A distorção é clara quando se olha para os votos por assento, como se pode ver abaixo, com o Reform UK a precisar de cerca de um milhão de votos por assento, 42 vezes mais do que os 24.000 votos dos Trabalhistas.
A direita foi particularmente prejudicada pelo sistema de votação não proporcional desta vez, como se pode ver em baixo.
Note-se que estes gráficos parecem mostrar a esquerda a ultrapassar a direita em número de votos. No entanto, é importante recordar que o Partido Trabalhista se posicionou ligeiramente à direita do seu registo habitual nestas eleições (por exemplo, em relação aos fundamentos ideológicos de Corbyn), de forma a reconquistar os eleitores que o tinham abandonado nas últimas décadas. O partido fez uma série de promessas nas quais só pode acreditar quem tiver problemas de saúde mental, ou sofrer de ingenuidade crónica: reduzir a imigração, acabar com o cosntante fluxo de barcos carregados de migrantes e não aumentar os principais impostos, criticando frequentemente os conservadores da direita em matéria de tributação.
Uma comparação das eleições desde 1997 entre a percentagem de votos e a percentagem de lugares mostra como os resultados teriam sido diferentes num sistema proporcional.
A propósito, as sondagens de opinião estavam erradas mais uma vez. O poll tracker da BBC deu aos trabalhistas uma vantagem de 18 pontos na manhã de quinta-feira, muito acima da diferença final de 11 pontos.
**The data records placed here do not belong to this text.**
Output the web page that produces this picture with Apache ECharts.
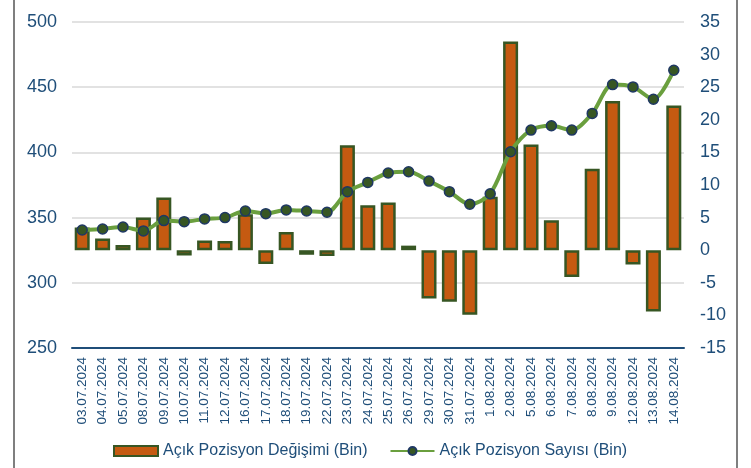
<!DOCTYPE html>
<html>
<head>
<meta charset="utf-8">
<script src="https://cdn.jsdelivr.net/npm/echarts@6/dist/echarts.min.js"></script>
<style>
  html, body { margin: 0; padding: 0; background: #fff; }
  #main { width: 751px; height: 468px; }
</style>
</head>
<body>
<div id="main"></div>
<script>
// tarihler
const dates = ['03.07.2024', '04.07.2024', '05.07.2024', '08.07.2024', '09.07.2024', '10.07.2024',
  '11.07.2024', '12.07.2024', '16.07.2024', '17.07.2024', '18.07.2024', '19.07.2024', '22.07.2024',
  '23.07.2024', '24.07.2024', '25.07.2024', '26.07.2024', '29.07.2024', '30.07.2024', '31.07.2024',
  '1.08.2024', '2.08.2024', '5.08.2024', '6.08.2024', '7.08.2024', '8.08.2024', '9.08.2024',
  '12.08.2024', '13.08.2024', '14.08.2024']

// Açık Pozisyon Değişimi (Bin) - sağ eksen
const degisim = [3.5, 1.8, 0.8, 5.0, 8.1, -0.8, 1.5, 1.4, 5.5, -2.1, 2.8, -0.7, -0.9,
  16.1, 6.9, 7.3, 0.7, -7.4, -7.9, -9.9, 8.2, 32.0, 16.2, 4.6, -4.1, 12.5, 22.9,
  -2.2, -9.4, 22.2]

// Açık Pozisyon Sayısı (Bin) - sol eksen
const sayi = [340.5, 341.3, 342.8, 339.8, 347.7, 346.9, 349.0, 350.0, 355.1, 353.0, 355.9,
  355.1, 354.1, 369.9, 377.0, 384.2, 385.2, 378.0, 369.9, 360.2, 368.3, 400.5, 417.1,
  420.4, 417.1, 429.9, 452.0, 450.2, 440.8, 463.0]

const txtColor = '#1F4E79'
const font = 'Liberation Sans, Arial, sans-serif'

const myChart = echarts.init(document.getElementById('main'))
const option = {
  animation: false,
  textStyle: { fontFamily: font },
  grid: {
    left: 72,
    right: 67,
    top: 22,
    bottom: 120
  },
  legend: {
    left: 108,
    bottom: 4,
    itemWidth: 44,
    itemHeight: 10,
    itemGap: 22,
    textStyle: { color: txtColor, fontSize: 16, fontFamily: font },
    data: [
      { name: 'Açık Pozisyon Değişimi (Bin)', icon: 'rect' },
      { name: 'Açık Pozisyon Sayısı (Bin)' }
    ]
  },
  xAxis: {
    type: 'category',
    data: dates,
    // eksen çizgisi altta kalsın
    axisLine: { onZero: false, lineStyle: { color: '#1F4E79', width: 2 } },
    axisTick: { show: false },
    axisLabel: {
      rotate: 90,
      interval: 0,
      margin: 9,
      color: txtColor,
      fontSize: 13.5,
      fontFamily: font
    }
  },
  yAxis: [
    {
      type: 'value',
      min: 250,
      max: 500,
      interval: 50,
      axisLine: { show: false },
      axisTick: { show: false },
      axisLabel: { color: txtColor, fontSize: 18, margin: 15, fontFamily: font },
      splitLine: { lineStyle: { color: '#d9d9d9', width: 1.5 } }
    },
    {
      type: 'value',
      min: -15,
      max: 35,
      interval: 5,
      axisLine: { show: false },
      axisTick: { show: false },
      axisLabel: { color: txtColor, fontSize: 18, margin: 16, fontFamily: font },
      splitLine: { show: false }
    }
  ],
  series: [
    {
      name: 'Açık Pozisyon Değişimi (Bin)',
      type: 'bar',
      yAxisIndex: 1,
      barWidth: 15,
      itemStyle: {
        color: '#C55A11',
        borderColor: '#375623',
        borderWidth: 2.5
      },
      data: degisim
    },
    {
      name: 'Açık Pozisyon Sayısı (Bin)',
      type: 'line',
      yAxisIndex: 0,
      smooth: 0.3,
      symbol: 'circle',
      symbolSize: 10,
      lineStyle: { color: '#6A9F3E', width: 4 },
      itemStyle: {
        color: '#375623',
        borderColor: '#1F3864',
        borderWidth: 1.5
      },
      data: sayi
    }
  ],
  // çerçeve çizgileri
  graphic: [
    { type: 'rect', shape: { x: 13, y: 0, width: 2, height: 468 }, style: { fill: '#7f7f7f' } },
    { type: 'rect', shape: { x: 736, y: 0, width: 2, height: 468 }, style: { fill: '#7f7f7f' } }
  ]
}
option && myChart.setOption(option)
</script>
</body>
</html>
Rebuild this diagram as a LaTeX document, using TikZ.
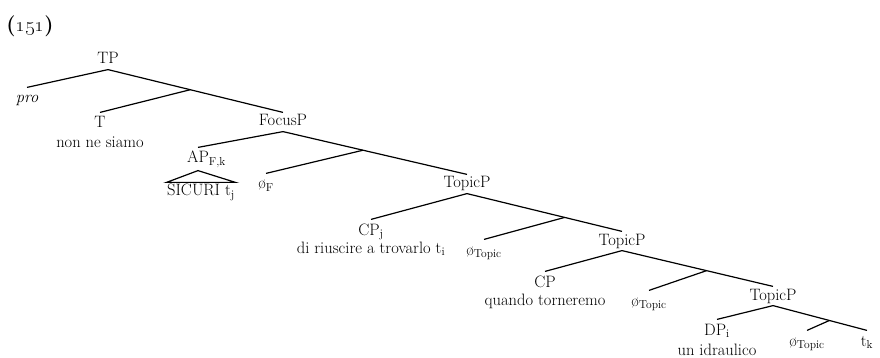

Mais um gráfico histórico que pode ser de interesse, revelando que a quota de votos dos trabalhistas quase não se altera, mesmo quando passam de uma pesada derrota para uma vitória massiva.
Muitos ministros e ex-ministros conservadores perderam os seus lugares ontem à noite. Os trabalhistas também perderam alguns ministros-sombra, nomeadamente o ministro-sombra da Administração Interna, Jonathan Ashworth, que foi derrotado por um independente do “Voto Muçulmano”. O secretário-sombra da Cultura, Thangam Debbonaire, também foi derrotado pelos Verdes em Bristol Central. Jess Phillips conseguiu apenas 693 votos em Birmingham Yardley, naquilo a que chamou a pior eleição em que alguma vez participou, enfrentando uma oposição muito agressiva do campo pró-Palestina.
Os resultados confirmam como é difícil conseguir uma verdadeira mudança num sistema de votação maioritário, quando os eleitores são desiludidos pelos principais partidos e se vêem desesperados por uma alternativa que o sistema não está concebido para lhes dar. Desta vez, o sistema foi quebrado principalmente pelo facto de os conservadores terem passado 14 anos a fazer promessas que não tinham intenção de cumprir, porque o partido estava repleto de deputados que não concordavam realmente com o manifesto pelo qual foram eleitos ou não estavam dispostos, na prática, a fazer o que era necessário para o cumprir.
A leitura do Contra.
Esta é, basicamente, a abordagem da direita às eleições britânicas e em alguns pontos está certa, até porque confirma uma tendência devastadora que tem triunfado paulatinamente no Ocidente: a desvalorização do voto no processo de ascensão ao poder político. Porém, as más notícias têm uma característica aborrecida: Não podem ser boas. E transformar o desastroso resultado das eleições britânicas numa ‘vitória’ de Farage ou numa ‘meia vitória’ do insuportável Starmer, ou numa fabricação do sistema eleitoral, é jogar à cabra cega com a verdade.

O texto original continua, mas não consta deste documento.